Dan dia ingin kami hadir semua. Hadir dengan semua kenangan itu. Bercanda seperti dulu. Berfoto-foto gak karu-karuan seperti dulu. Di lift, di tepi sungai, di tepi danau, di lokasi seminar, atau bahkan di warung.

Dia ingin kami HADIR.

Dan pagi ini, kutegaskan tekad dan komitmen untuk datang dan hadir pada acara pernikahannya.  

Google Maps Saja

Bagaimana cara menuju Bapra Pasmar 2 di Sidoarjo, venue pernikahan keduanya?

Google Maps saja, pikirku.

Semuanya terasa mulus sampai saat mau keluar dari rumah. Ada truk penyedot Tinja berwarna hijau menghalangi sehingga mobil kami tidak bisa lewat. Dua puluh menit rasanya kami harus menunggu sambil sesekali harus mencium bau semerbak yang terbawa angin pagi. Duh.

Setelah truk menyingkir, kami pun lewat. Sudah pukul 10 dan kami masih di rumah, sementara acara pernikahan dimulai pukul 10 dan diakhiri pukul 13.

Kami pun bergegas menuju pintu tol Lawang menuju pintu Tol Krian dengan berbekal petunjuk suara dan gambar dari Google Maps. Namun, Maps di hape ternyata nonaktif. Karena tak kunjung bersuara, kuikuti saja arus kendaraan. Dan kami tersesat. Kami bingung karena masuk ke perumahan pondok jati. 

Khawatir juga ada polisi yang menilang kami. Ternyata tidak.

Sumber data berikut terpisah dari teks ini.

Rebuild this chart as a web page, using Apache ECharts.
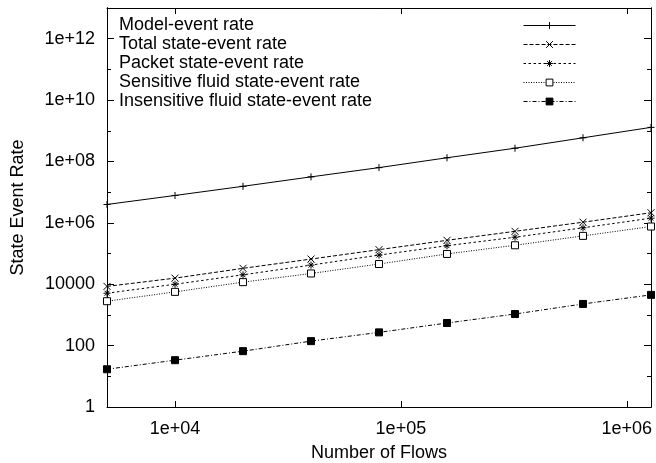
<!DOCTYPE html>
<html>
<head>
<meta charset="utf-8">
<script src="https://cdn.jsdelivr.net/npm/echarts@6/dist/echarts.min.js"></script>
<style>
html, body { margin: 0; padding: 0; background: #fff; }
#chart { width: 656px; height: 463px; }
</style>
</head>
<body>
<div id="chart"></div>
<script>
var flows = [5000, 10000, 20000, 40000, 80000, 160000, 320000, 640000, 1280000];
var modelRate = [3.97e6, 7.8e6, 1.55e7, 3.15e7, 6.3e7, 1.32e8, 2.7e8, 5.9e8, 1.29e9];
var totalRate = [8500, 15800, 33000, 66000, 134000, 270000, 530000, 1050000, 2130000];
var packetRate = [5100, 10000, 20300, 42000, 89000, 180000, 340000, 690000, 1420000];
var sensitiveRate = [2800, 5640, 11700, 22400, 45500, 97000, 186000, 376000, 760000];
var insensitiveRate = [17, 33.5, 66, 140, 270, 545, 1070, 2280, 4500];

var seriesNames = [
  "Model-event rate",
  "Total state-event rate",
  "Packet state-event rate",
  "Sensitive fluid state-event rate",
  "Insensitive fluid state-event rate"
];

var yTickValues = [1, 100, 1e4, 1e6, 1e8, 1e10, 1e12];
var yTickLabels = ["1", "100", "10000", "1e+06", "1e+08", "1e+10", "1e+12"];
var xTickValues = [1e4, 1e5, 1e6];
var xTickLabels = ["1e+04", "1e+05", "1e+06"];
// y range in decades (1 .. 1e13), used by the tick-only axes
var yDecades = [0, 13];

var FONT = "Liberation Sans";

function pick(values, labels) {
  return function (v) {
    for (var i = 0; i < values.length; i++) {
      if (Math.abs(Math.log10(values[i]) - Math.log10(v)) < 1e-6) return labels[i];
    }
    return "";
  };
}

function pairs(ys) {
  return flows.map(function (f, i) { return [f, ys[i]]; });
}

var ec = echarts.init(document.getElementById("chart"), null, { renderer: "canvas" });

function xAx(pos, showLabel) {
  return {
    type: "log", position: pos, min: 5000, max: 1280000,
    axisLine: { show: true, onZero: false, lineStyle: { color: "#000", width: 1 } },
    axisTick: { show: true, inside: true, length: 6, lineStyle: { color: "#000", width: 1 } },
    axisLabel: {
      show: showLabel, customValues: xTickValues, margin: 13,
      color: "#000", fontFamily: FONT, fontSize: 18,
      formatter: pick(xTickValues, xTickLabels)
    },
    splitLine: { show: false },
    name: showLabel ? "Number of Flows" : "",
    nameLocation: "middle", nameGap: 37,
    nameTextStyle: { color: "#000", fontFamily: FONT, fontSize: 18 }
  };
}

// tick-only axis in decade space
function tickAx(pos, step, len) {
  return {
    type: "value", position: pos, min: yDecades[0], max: yDecades[1], interval: step,
    axisLine: { show: true, onZero: false, lineStyle: { color: "#000", width: 1 } },
    axisTick: { show: true, inside: true, length: len, lineStyle: { color: "#000", width: 1 } },
    axisLabel: { show: false },
    splitLine: { show: false }
  };
}

var symPlus = "path://M0,5L10,5M5,0L5,10";
var symX = "path://M0,0L10,10M10,0L0,10";
var symStar = "path://M0,5L10,5M5,0L5,10M1.5,1.5L8.5,8.5M8.5,1.5L1.5,8.5";

function line(name, ys, symbol, dash, fill) {
  return {
    name: name, type: "line", data: pairs(ys),
    xAxisIndex: 0, yAxisIndex: 0,
    symbol: symbol, symbolSize: 7, showSymbol: true,
    color: "#000",
    lineStyle: { color: "#000", width: 1, type: dash },
    itemStyle: { color: fill, borderColor: "#000", borderWidth: 1 },
    emphasis: { disabled: true }
  };
}

var legendText = { color: "#000", fontFamily: FONT, fontSize: 18, lineHeight: 19 };

var option = {
  animation: false,
  backgroundColor: "#fff",
  grid: { left: 107, right: 5, top: 8, bottom: 56, show: false, outerBoundsMode: "none", containLabel: false },
  legend: [
    {
      data: seriesNames, orient: "vertical", left: 108, top: 11,
      itemWidth: 0, itemHeight: 0, itemGap: 0,
      selectedMode: false, textStyle: legendText,
      itemStyle: { opacity: 0 }, lineStyle: { opacity: 0 }
    },
    {
      data: seriesNames, orient: "vertical", left: 518, top: 11,
      itemWidth: 52, itemHeight: 8.5, itemGap: 0,
      selectedMode: false, textStyle: legendText,
      formatter: function () { return " "; },
      itemStyle: { borderWidth: 1 }, lineStyle: { width: 1 }
    }
  ],
  xAxis: [xAx("bottom", true), xAx("top", false)],
  yAxis: [
    {
      type: "log", position: "left", min: 1, max: 1e13,
      axisLine: { show: true, onZero: false, lineStyle: { color: "#000", width: 1 } },
      axisTick: { show: false },
      axisLabel: {
        customValues: yTickValues, margin: 12,
        color: "#000", fontFamily: FONT, fontSize: 18,
        formatter: pick(yTickValues, yTickLabels)
      },
      splitLine: { show: false },
      name: "State Event Rate",
      nameLocation: "middle", nameGap: 80, nameRotate: 90,
      nameTextStyle: { color: "#000", fontFamily: FONT, fontSize: 18 }
    },
    tickAx("left", 2, 7),
    tickAx("left", 1, 4),
    tickAx("right", 2, 7),
    tickAx("right", 1, 4)
  ],
  series: [
    line(seriesNames[0], modelRate, symPlus, "solid", "#000"),
    line(seriesNames[1], totalRate, symX, [4, 2], "#000"),
    line(seriesNames[2], packetRate, symStar, [2.5, 2.5], "#000"),
    line(seriesNames[3], sensitiveRate, "rect", [1, 1.5], "#fff"),
    line(seriesNames[4], insensitiveRate, "rect", [4, 2, 1, 2], "#000")
  ]
};

ec.setOption(option);
window.onresize = function () { ec.resize(); };
</script>
</body>
</html>
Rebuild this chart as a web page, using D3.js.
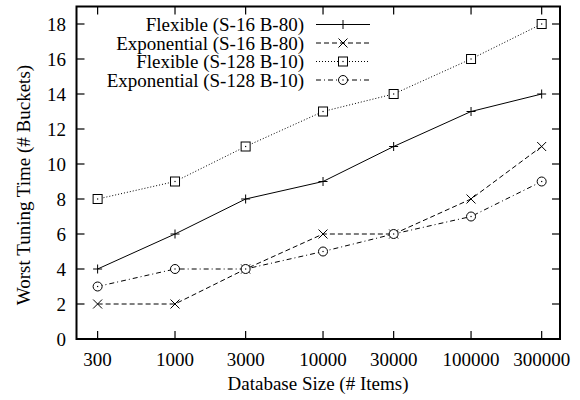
<!DOCTYPE html>
<html lang="en">
<head>
<meta charset="UTF-8">
<title>Worst Tuning Time</title>
<style>
  body { margin: 0; background: #fff; }
  svg { display: block; }
  text { font-family: "Liberation Serif", "Times New Roman", serif; font-size: 19px; fill: #000; }
  .axis path, .axis line { stroke: #000; }
</style>
</head>
<body>
<svg width="580" height="400"></svg>
<script src="https://d3js.org/d3.v7.min.js"></script>
<script>
// data
var sizes = [300, 1000, 3000, 10000, 30000, 100000, 300000];
var flexS16 = [4, 6, 8, 9, 11, 13, 14];
var expoS16 = [2, 2, 4, 6, 6, 8, 11];
var flexS128 = [8, 9, 11, 13, 14, 16, 18];
var expoS128 = [3, 4, 4, 5, 6, 7, 9];
var yTicks = [0, 2, 4, 6, 8, 10, 12, 14, 16, 18];

var series = [
  {name: "Flexible (S-16 B-80)", values: flexS16, dash: null, mark: "plus"},
  {name: "Exponential (S-16 B-80)", values: expoS16, dash: "5,3", mark: "cross"},
  {name: "Flexible (S-128 B-10)", values: flexS128, dash: "1,2", mark: "square"},
  {name: "Exponential (S-128 B-10)", values: expoS128, dash: "5,3,1,3", mark: "circle"}
];

var svg = d3.select("svg");
var plotL = 76.5, plotR = 560, plotT = 6.5, plotB = 339;

var x = d3.scaleLog().domain([216, 399000]).range([plotL, plotR]);
var y = d3.scaleLinear().domain([0, 19]).range([plotB, plotT]);

// ticks, mirrored on all four sides, pointing inwards
var tickLen = 8;
var g = svg.append("g").attr("class", "axis");
sizes.forEach(function(s) {
  g.append("line").attr("x1", x(s)).attr("x2", x(s)).attr("y1", plotB).attr("y2", plotB - tickLen);
  g.append("line").attr("x1", x(s)).attr("x2", x(s)).attr("y1", plotT).attr("y2", plotT + tickLen);
  svg.append("text").attr("x", x(s)).attr("y", 366).attr("text-anchor", "middle").text(s);
});
yTicks.forEach(function(t) {
  g.append("line").attr("x1", plotL).attr("x2", plotL + tickLen).attr("y1", y(t)).attr("y2", y(t));
  g.append("line").attr("x1", plotR).attr("x2", plotR - tickLen).attr("y1", y(t)).attr("y2", y(t));
  svg.append("text").attr("x", 66).attr("y", y(t)).attr("dy", "0.35em").attr("text-anchor", "end").text(t);
});
g.selectAll("line").attr("stroke-width", 1.2);

// frame
svg.append("rect")
  .attr("x", plotL).attr("y", plotT)
  .attr("width", plotR - plotL).attr("height", plotB - plotT)
  .attr("fill", "none").attr("stroke", "#000").attr("stroke-width", 2);

// axis titles
svg.append("text").attr("x", 318).attr("y", 390).attr("text-anchor", "middle")
  .text("Database Size (# Items)");
svg.append("text").attr("transform", "translate(30,185) rotate(-90)").attr("text-anchor", "middle")
  .text("Worst Tuning Time (# Buckets)");

function drawMark(sel, kind, cx, cy) {
  var r = 4.5;
  if (kind === "plus") {
    sel.append("path").attr("d", "M" + (cx - r) + "," + cy + "H" + (cx + r) + "M" + cx + "," + (cy - r) + "V" + (cy + r));
  } else if (kind === "cross") {
    sel.append("path").attr("d", "M" + (cx - r) + "," + (cy - r) + "L" + (cx + r) + "," + (cy + r) +
      "M" + (cx - r) + "," + (cy + r) + "L" + (cx + r) + "," + (cy - r));
  } else if (kind === "square") {
    sel.append("rect").attr("x", cx - r).attr("y", cy - r).attr("width", 2 * r).attr("height", 2 * r).attr("fill", "#fff");
    sel.append("rect").attr("x", cx - 0.6).attr("y", cy - 0.6).attr("width", 1.2).attr("height", 1.2).attr("fill", "#000").attr("stroke", "none");
  } else {
    sel.append("circle").attr("cx", cx).attr("cy", cy).attr("r", r).attr("fill", "#fff");
    sel.append("rect").attr("x", cx - 0.6).attr("y", cy - 0.6).attr("width", 1.2).attr("height", 1.2).attr("fill", "#000").attr("stroke", "none");
  }
}

var line = d3.line().x(function(d) { return x(d[0]); }).y(function(d) { return y(d[1]); });

series.forEach(function(s, i) {
  var pts = sizes.map(function(v, j) { return [v, s.values[j]]; });
  var sg = svg.append("g").attr("fill", "none").attr("stroke", "#000").attr("stroke-width", 1);
  sg.append("path").attr("d", line(pts)).attr("stroke-dasharray", s.dash);
  pts.forEach(function(p) { drawMark(sg, s.mark, x(p[0]), y(p[1])); });

  // legend row
  var ly = 24.5 + i * 18.5;
  svg.append("text").attr("x", 304).attr("y", ly).attr("dy", "0.35em").attr("text-anchor", "end").text(s.name);
  var lg = svg.append("g").attr("fill", "none").attr("stroke", "#000").attr("stroke-width", 1);
  lg.append("line").attr("x1", 316).attr("x2", 370).attr("y1", ly).attr("y2", ly).attr("stroke-dasharray", s.dash);
  drawMark(lg, s.mark, 343, ly);
});
</script>
</body>
</html>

Setelah bertanya jalan dan berganti menggunakan tablet istri, si Mbak Google bersuara lagi. Dan perjalanan kami lancar. Ada pelajaran yang kami petik: Kami hanya perlu percaya pada niat baik, dan jalan akan dibukakan oleh yang Maha Kuasa, via Google Maps.



Bapra Pasmar

Sesampainya di gedung pernikahan di Bapra Pasmar, suara band pengiring mengalun merdu. Terlihat di kejauhan sana Mas Dwi menabuh drum dan didampingi sang mempelai. Kulambaikan tangan berkali-kali tapi rupanya tak terlihat.

Akhirnya, kami sekeluarga menikmati suguhan yang disediakan. Sambil makan, terdengar Mas Dwi yang menyanyi bersama sang mempelai. Suasana penuh kebahagiaan menguar dari wajah keduanya dan keluarga yang ikut berbahagia. Suasana yang mudah-mudahan bertahan sampai lama. Sampai tua dan nyawa tiada.

Kulambaikan tangan lagi sambil membuka masker. Wajahnya semringah saat melihatku. Senyum tersungging lebar. Rasanya, Mas Dwi hendak loncat dari pelaminan untuk menyambut kami. Bila tak ada orang yang mengantre untuk berfoto, rasanya dia akan langsung loncat.

Setelah mengantre untuk berfoto, akhirnya kami maju dan bersalaman.

“Sendirian Pak Anton?”

“Mau sendirian atau bareng-bareng, aku hadir Mas. Tak bawa istri dan anak-anakku sebagai pengganti teman-teman sekelas.”

Kami pun berfoto.

Kebahagiaan itu menular. Kami tersenyum dan berdendang kidung cinta sepanjang perjalanan pulang. Ada komitmen yang terukir. Ada janji yang terpatri. Dan ada kebahagiaan yang meluber ke mana-mana.

Doa kami, sebagaimana doa teman-teman kelas yang lain:

“Semoga keluarga Mas Dwi dan Mbak Lita sakinah, mawaddah wa rahmah. Menjadi tim yang kompak sambil menyongsong masa depan” Aamin.